Flinchbaugh and Charlie Stenholm, former ranking member of the U.S. Representatives Agricultural Committee, debated pressing agricultural issues last week in Fort Worth, Texas, during the opening session of the Ag Media Summit, the annual conference of the American Agricultural Editors’ Association.
“We need to enact climate legislation,” Flinchbaugh said, “or EPA will carry it out through an edict given them by a conservative Supreme Court. Who should farmers prefer to craft legislation, EPA or congress?” he asked.
He supports the 25 by 25 mandate: 25 percent of U.S. energy should come from renewable fuels by 2025. Stenholm is a bit more cautious and thinks that goal is more attainable by 2030. But he admits to a changing attitude on the 25 by 25 group. “I’ve come to realize that this is not an advocacy group but an educational effort,” he said.
“I don’t necessarily disagree (with Flinchbaugh),” he said. ‘But I have problems with groups who believe that a substitute will magically appear to replace fossil fuels. At some time we will replace it; it will run out.”
Stenholm said, in the spirit of full disclosure, in his current role as a Washington consultant and adviser he represents agriculture as well as “big oil, little oil and Texas oil.” He also said that ethanol will need the oil industry to succeed. “Oil companies have the pumps.”
Both Stenholm and Flinchbaugh support efforts to expand the U.S. energy supply with other sources. “I advocate production of supplemental energy including wind, biofuels, geothermal, solar and nuclear,” Stenholm said.
“Nuclear waste seems to be a big obstacle but we’re talking about hundreds of pounds of waste versus thousands of tons of carbon.”
Flinchbaugh said the debate over food or fuel from cropland is a senseless argument. “The 25 by 25 initiative is good for agriculture and is good for the climate,” he said. “It will work. Corn yield is irrelevant. We have the capacity to get to 25 by 25 and feed the world without tearing down rain forests in Brazil.”
He said agriculture accounts for 7 percent of the carbon released into the atmosphere. “We can mitigate that by 20 percent to 25 percent. And farmers should be paid for the difference.”
“We no longer have the debate over biofuels versus fossil fuels,” Stenholm said. “Now it’s food versus fuel production. With a decreasing amount of arable land should more go into fuel production?”
He said advancements such as biotechnology will allow farmers to produce more on every acre. But he said that if he were still in the U.S. Congress he would have “strongly opposed cap and trade legislation.”
The balance is off, he said. “With 44 percent of the carbon emissions oil and gas gets only 2 percent of the carbon credits. Also, anyone who uses fertilizer and diesel will have to pay.” He said that to be effective, climate legislation also must involve other nations, such as China and India.
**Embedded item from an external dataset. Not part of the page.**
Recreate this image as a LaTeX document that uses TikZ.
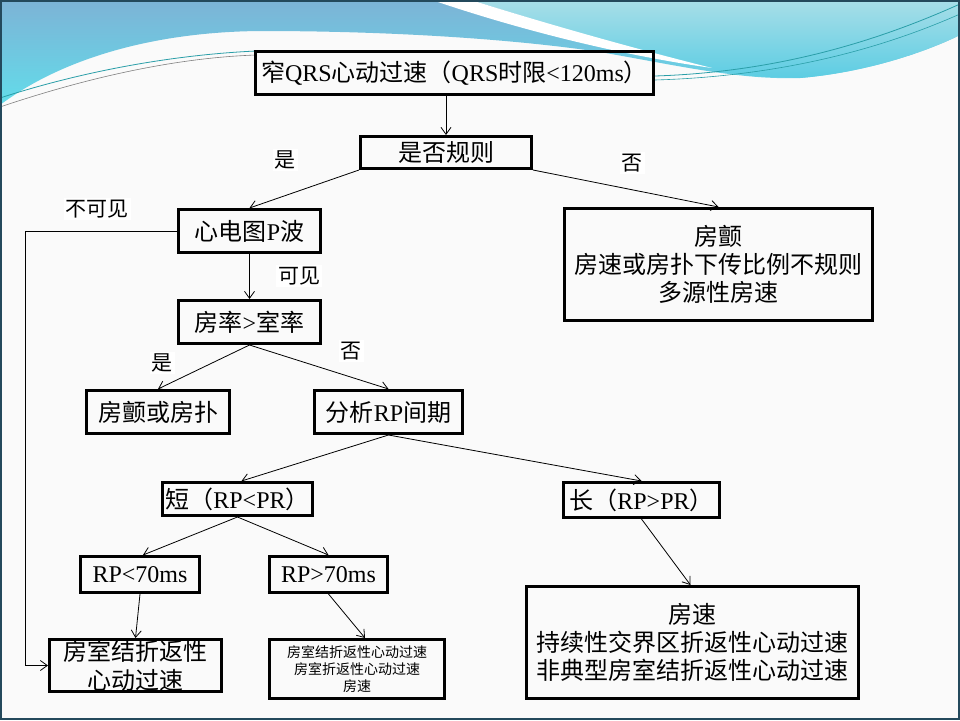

“Where can we find the elusive middle ground? If the United States does what it’s been called on to do, we will see more expense and more loss of jobs.”
Flinchbaugh says the issue should b renewable fuels and climate change, not food versus fuel. “Have a little faith in the scientific community. By 2012 or 2015 we will see 300 bushel per acre corn. That will happen.”
He also said that 25 by 25 “is in the best interest of big oil. Stenholm said big oil supports the overall concept of expanding the energy supply and that the broad-based anti-ethanol bloc in the oil industry is diminishing. “We still see a little of it. Now we have to get renewable fuels and fossil fuels to sit down together and consider all options. At $140 a barrel for oil, ethanol is profitable; at $40 a barrel, ethanol plants are bankrupt. In the long run, if alternatives cost more they will be less competitive. Sooner or later (renewable fuels) must be market oriented.”
Flinchbaugh said that 20 years from now renewable fuels will be competitive with fossil fuel. “We need to get big oil to the table,” he said.
Neither Flinchbaugh nor Stenholm believe the climate change bill passed by the House will become law. “It will not pass as written,” Flinchbaugh said. “Without the amendments (initiated by Colin Peterson, chairman of the House Agriculture Committee) it would have been much worse. Agriculture owes a big debt to Congressman Peterson.”
He said the Senate will mark up its version of climate control legislation when it returns from recess. “I think they will pass climate change legislation by early next year,” he said. “They have to understand what the Supreme Court gave to EPA.”
Stenholm said the Senate will not have 60 votes to pass the House version of the climate change bill. “But they will pass something. They know they need to do something about carbon.”
Stenholm said the United States uses a lot of energy. “But that’s why we have the strongest GDP in the world. The rest of the world wants to emulate our energy use to create jobs.”